This tutorial is from a 7 part series on Dimension Reduction:
- Understanding Dimension Reduction with Principal Component Analysis (PCA)
- Diving Deeper into Dimension Reduction with Independent Components Analysis (ICA)
- Multi-Dimension Scaling (MDS)
- LLE (Coming Soon!)
- t-SNE (Coming Soon!)
- IsoMap (Coming Soon!)
- Autoencoders (Coming Soon!)
(An IPython notebook with math and code is available on github.)
Today, we will learn another dimensionality reduction method called ICA. ICA is a linear dimension reduction method, which transforms the dataset into columns of independent components. Blind Source Separation and the "cocktail party problem" are other names for it. ICA is an important tool in neuroimaging, fMRI, and EEG analysis that helps in separating normal signals from abnormal ones. So, what exactly is ICA?
ICA stands for Independent Components Analysis. It assumes that each sample of data is a mixture of independent components and it aims to find these independent components. At the heart of ICA is "Independence". We should try to understand this first.
What does independence mean in the context of ICA? When can we safely say that two variables are independent? How is it different from 'Correlation'? And lastly, How do you measure the degree of independence?

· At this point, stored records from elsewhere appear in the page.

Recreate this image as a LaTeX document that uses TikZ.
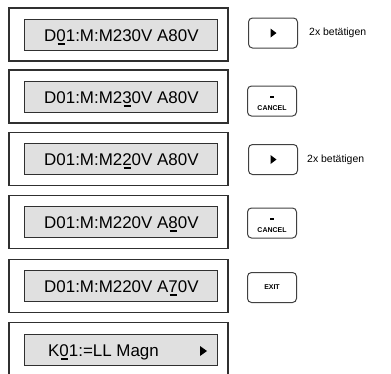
\documentclass[tikz,border=0pt]{standalone}
\usepackage{fontspec}
\setmainfont{Liberation Sans}
\usepackage{tikz}
\usetikzlibrary{positioning}
\definecolor{PanelLine}{HTML}{303030}
\definecolor{LcdGray}{HTML}{E0E0E0}
\definecolor{KeyLine}{HTML}{404040}

% cursor mark under one character of the display
\newcommand{\curmark}[1]{\setbox0=\hbox{#1}\rlap{\hbox to\wd0{\hss\rule[-3.8bp]{7bp}{2.2bp}\hss}}#1}

\begin{document}
\begin{tikzpicture}[x=1bp, y=-1bp,
  panel/.style={draw=PanelLine, line width=1.2bp, minimum width=219bp,
                minimum height=53bp, inner sep=0pt},
  lcd/.style={draw=PanelLine, line width=1bp, fill=LcdGray,
              minimum width=192bp, minimum height=31bp, inner sep=0pt},
  disp/.style={font=\fontsize{17}{20}\selectfont, inner sep=0pt,
               anchor=base west},
  key/.style={draw=KeyLine, line width=1bp, rounded corners=4bp,
              minimum width=49bp, minimum height=30bp, inner sep=0pt},
  keytxt/.style={font=\fontsize{7}{8}\selectfont\bfseries, inner sep=0pt},
  note/.style={font=\fontsize{10.5}{12}\selectfont, anchor=west, inner sep=0pt}
]
\useasboundingbox (0,0) rectangle (391,374);
\clip (0,0) rectangle (391,374);

% Step 1
\node[panel] (p1) at (118.5,34.5) {};
\node[lcd] (l1) at (121,34.5) {};
\node[disp] (t1) at (44,41) {D\curmark{0}1:M:M230V A80V};
\node[key] (k1) at (273,33) {};
\fill[shift={(k1.center)}] (-2.5,-4.5) -- (3.5,0) -- (-2.5,4.5) -- cycle;
\node[note] (n1) at (309,33) {2x betätigen};

% Step 2
\node[panel] (p2) at (118.5,96.5) {};
\node[lcd] (l2) at (121,96.5) {};
\node[disp] (t2) at (44,103) {D01:M:M2\curmark{3}0V A80V};
\node[key] (k2) at (272,101) {};
\node[keytxt] at (272,97) {\rule{3.5bp}{1.6bp}};
\node[keytxt] at (272,108) {CANCEL};

% Step 3
\node[panel] (p3) at (118.5,159) {};
\node[lcd] (l3) at (121,159) {};
\node[disp] (t3) at (44,165.5) {D01:M:M2\curmark{2}0V A80V};
\node[key] (k3) at (273,159.5) {};
\fill[shift={(k3.center)}] (-2.5,-4.5) -- (3.5,0) -- (-2.5,4.5) -- cycle;
\node[note] (n3) at (307,160) {2x betätigen};

% Step 4
\node[panel] (p4) at (118.5,222) {};
\node[lcd] (l4) at (121,222) {};
\node[disp] (t4) at (44,228.5) {D01:M:M220V A\curmark{8}0V};
\node[key] (k4) at (272,223) {};
\node[keytxt] at (272,219) {\rule{3.5bp}{1.6bp}};
\node[keytxt] at (272,230) {CANCEL};

% Step 5
\node[panel] (p5) at (118.5,286) {};
\node[lcd] (l5) at (121,286) {};
\node[disp] (t5) at (44,292.5) {D01:M:M220V A\curmark{7}0V};
\node[key] (k5) at (272,287.5) {};
\node[keytxt] at (272,287.5) {EXIT};

% Result
\node[panel] (p6) at (118.5,349) {};
\node[lcd] (l6) at (121,350) {};
\node[disp] (t6) at (48,356.5) {K\curmark{0}1:=LL Magn};
\fill (200,346) -- (207,351) -- (200,356) -- cycle;

\end{tikzpicture}
\end{document}
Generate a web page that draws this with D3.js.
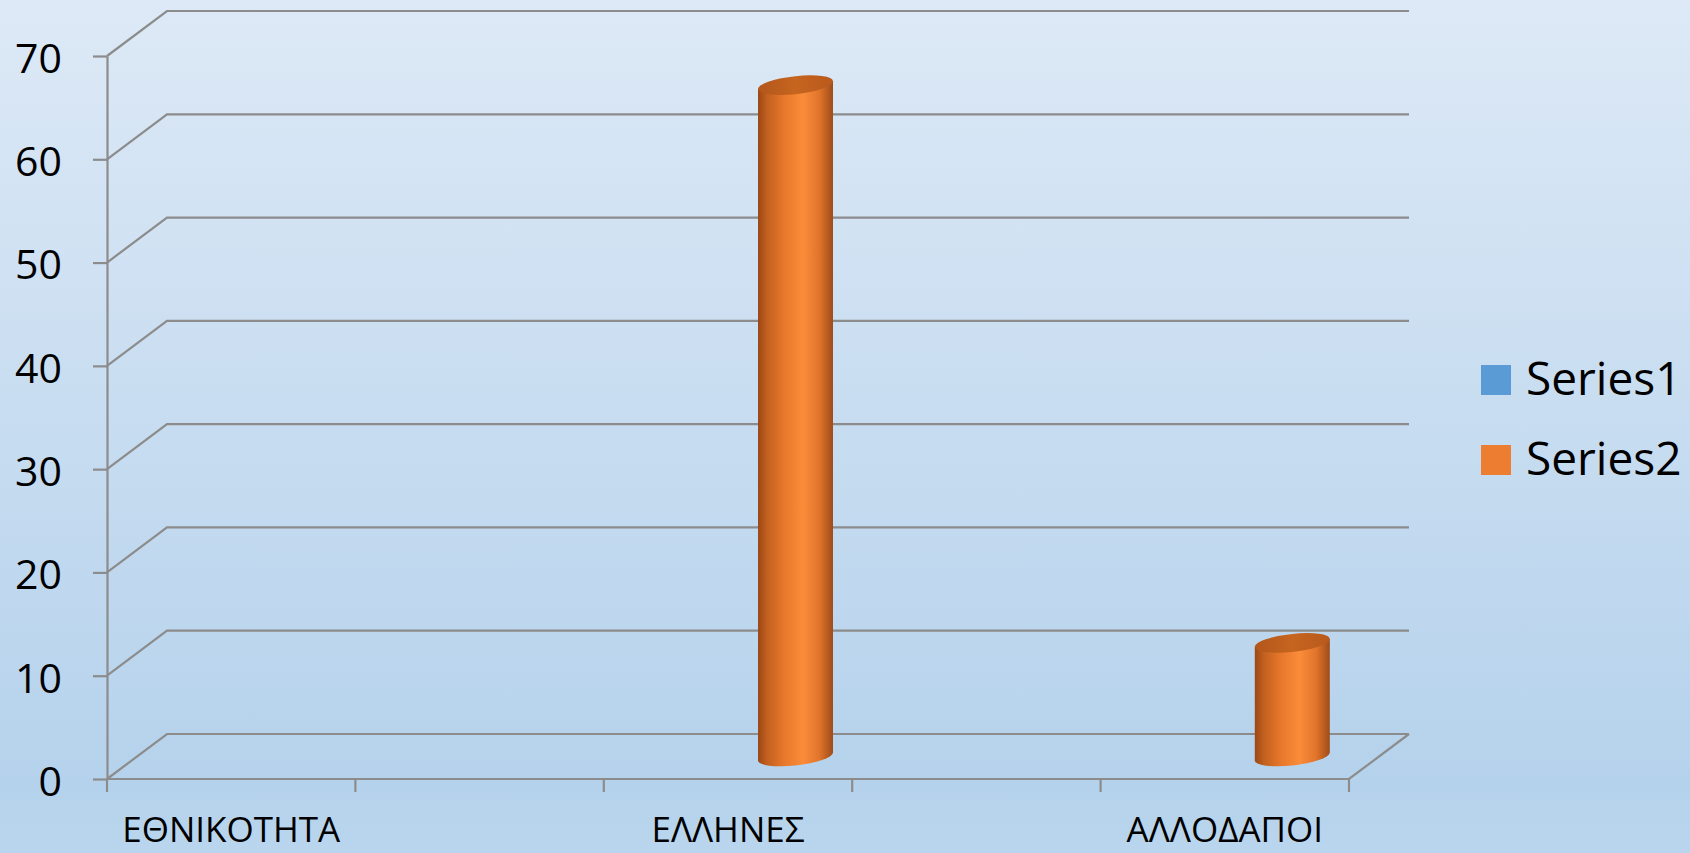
<!DOCTYPE html>
<html>
<head>
<meta charset="utf-8">
<script src="https://cdn.jsdelivr.net/npm/d3@7"></script>
<style>
  html, body { margin: 0; padding: 0; background: #c8dcf0; }
  svg { display: block; }
  text { font-family: "Open Sans", "Noto Sans", sans-serif; fill: #000; }
</style>
</head>
<body>
<svg id="chart" width="1690" height="853"></svg>
<script>
// ---- data ----
const categories = ["ΕΘΝΙΚΟΤΗΤΑ", "", "ΕΛΛΗΝΕΣ", "", "ΑΛΛΟΔΑΠΟΙ"];
const seriesNames = ["Series1", "Series2"];
const series1 = [null, null, null, null, null];
const series2 = [null, null, 65, null, 11];
const yTicks = [0, 10, 20, 30, 40, 50, 60, 70];
const seriesColors = ["#5b9bd5", "#ed7d31"];

// ---- layout ----
const W = 1690, H = 853;
const plot = { left: 107, right: 1349, top: 56, bottom: 779 };
const depth = { dx: 60, dy: -45 };

const svg = d3.select("#chart");
const defs = svg.append("defs");

const bg = defs.append("linearGradient").attr("id", "bg").attr("x1", 0).attr("y1", 0).attr("x2", 0).attr("y2", 1);
bg.append("stop").attr("offset", "0%").attr("stop-color", "#dde9f6");
bg.append("stop").attr("offset", "92%").attr("stop-color", "#b5d2ec");
bg.append("stop").attr("offset", "100%").attr("stop-color", "#bad6ee");
svg.append("rect").attr("width", W).attr("height", H).attr("fill", "url(#bg)");

const bodyGrad = defs.append("linearGradient").attr("id", "cylBody").attr("x1", 0).attr("y1", 0).attr("x2", 1).attr("y2", 0);
[["0%", "#9a4816"], ["12%", "#c2601f"], ["35%", "#e8782b"], ["60%", "#fa8c3a"], ["82%", "#e0742a"], ["100%", "#9e4c19"]]
  .forEach(([o, c]) => bodyGrad.append("stop").attr("offset", o).attr("stop-color", c));
const topGrad = defs.append("linearGradient").attr("id", "cylTop").attr("x1", 0).attr("y1", 0).attr("x2", 1).attr("y2", 0);
[["0%", "#b3561b"], ["50%", "#c6651f"], ["100%", "#b9591c"]]
  .forEach(([o, c]) => topGrad.append("stop").attr("offset", o).attr("stop-color", c));

const x = d3.scaleBand().domain(d3.range(categories.length)).range([plot.left, plot.right]).padding(0);
const xs = d3.scaleBand().domain(seriesNames).range([0, x.bandwidth()]).paddingInner(0).paddingOuter(0.656);
const y = d3.scaleLinear().domain([0, 70]).range([plot.bottom, plot.top]);

const gridColor = "#8c8c8c";
const grid = svg.append("g").attr("fill", "none").attr("stroke", gridColor).attr("stroke-width", 2.2);

// wall gridlines (side wall diagonal + back wall horizontal)
grid.selectAll("path.gl").data(yTicks).join("path")
  .attr("class", "gl")
  .attr("d", t => `M${plot.left},${y(t)} L${plot.left + depth.dx},${y(t) + depth.dy} L${plot.right + depth.dx},${y(t) + depth.dy}`);

// floor edges
grid.append("path").attr("d", `M${plot.left},${y(0)} L${plot.right},${y(0)} L${plot.right + depth.dx},${y(0) + depth.dy}`);

// y axis
const yAxis = d3.axisLeft(y).tickValues(yTicks).tickSizeInner(14).tickSizeOuter(0).tickPadding(31);
const gy = svg.append("g").attr("transform", `translate(${plot.left},0)`).call(yAxis);
gy.select(".domain").attr("stroke", gridColor).attr("stroke-width", 2.2);
gy.selectAll(".tick line").attr("stroke", gridColor).attr("stroke-width", 2.2);
gy.selectAll(".tick text").attr("font-size", 41).attr("dy", "0.4em")
  .style("font-family", '"Open Sans", sans-serif').attr("fill", "#000");

// x axis labels (centered in bands), ticks at band boundaries
const xAxis = d3.axisBottom(x).tickSize(0).tickPadding(38).tickFormat(i => categories[i]);
const gx = svg.append("g").attr("transform", `translate(0,${plot.bottom})`).call(xAxis);
gx.select(".domain").remove();
gx.selectAll(".tick text").attr("font-size", 35)
  .style("font-family", '"Open Sans", sans-serif').attr("fill", "#000");
const boundaries = d3.range(categories.length + 1).map(i => i < categories.length ? x(i) : x(i - 1) + x.bandwidth());
svg.append("g").selectAll("line").data(boundaries).join("line")
  .attr("x1", d => d).attr("x2", d => d)
  .attr("y1", plot.bottom).attr("y2", plot.bottom + 13)
  .attr("stroke", gridColor).attr("stroke-width", 2.2);

// cylinders
const bars = [];
[series1, series2].forEach((vals, si) => {
  vals.forEach((v, ci) => {
    if (v == null) return;
    bars.push({ s: seriesNames[si], ci, v });
  });
});
const skew = -6;
const ry = 9;
const cyl = svg.append("g").selectAll("g").data(bars).join("g")
  .attr("transform", d => {
    const cx = x(d.ci) + xs(d.s) + xs.bandwidth() / 2 + depth.dx / 2;
    return `translate(${cx},0) skewY(${skew})`;
  });
cyl.append("path")
  .attr("fill", "url(#cylBody)")
  .attr("d", d => {
    const rx = xs.bandwidth() / 2;
    const yb = y(0) + depth.dy / 2, yt = y(d.v) + depth.dy / 2;
    return `M${-rx},${yt} L${-rx},${yb} A${rx},${ry} 0 0 0 ${rx},${yb} L${rx},${yt} Z`;
  });
cyl.append("ellipse")
  .attr("fill", "url(#cylTop)")
  .attr("cx", 0)
  .attr("cy", d => y(d.v) + depth.dy / 2)
  .attr("rx", xs.bandwidth() / 2)
  .attr("ry", ry);

// legend
const lg = svg.append("g").selectAll("g").data(seriesNames).join("g")
  .attr("transform", (d, i) => `translate(1481,${365 + i * 80})`);
lg.append("rect").attr("width", 30).attr("height", 30).attr("fill", (d, i) => seriesColors[i]);
lg.append("text").attr("x", 45).attr("y", 30).attr("font-size", 46).text(d => d);
</script>
</body>
</html>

Suppose x, y are two random variables and their distribution functions are given by Px, Py respectively. If we receive some information about x and that doesn't change whatever knowledge we have about y, then we can safely say that x, y are independent variables. Now you will say "Hang on, this is the absence of correlation you are talking about". Yes, you are right but partly. Correlation is not the only means to measure the dependence between two variables. In fact, what correlation captures is the linear dependence. If two variables are independent then both linear and non-linear dependence will be zero. The absence of linear dependence does not imply independence since there might be a non-linear relationship. Let's take a small example to understand this.
Suppose x (-5,-4, -3, -2, -1, 0, 1, 2, 3, 4, 5) &
y = x2 which gives us y (25, 16, 9, 4,1,0, 1, 4, 9, 16, 25). Now, calculate the correlation between these two variables.
import numpy as np x = np.array([-5,-4,-2,-1,0,1,2,3,4,5]) y = np.array([25,16,9,4,1,0,1,4,9,16,25]) np.correlate(x,y) 0.0
As you see the correlation in the above case is 0 though they have a non-linear relationship. Thus, independence between two variables implies zero correlation but it is not true in reverse.
Let's come back to our topic for the day ICA. As earlier said ICA tries to find out the independent sources from which data is made of. We will start with a classic example to explain the ICA and its working principle.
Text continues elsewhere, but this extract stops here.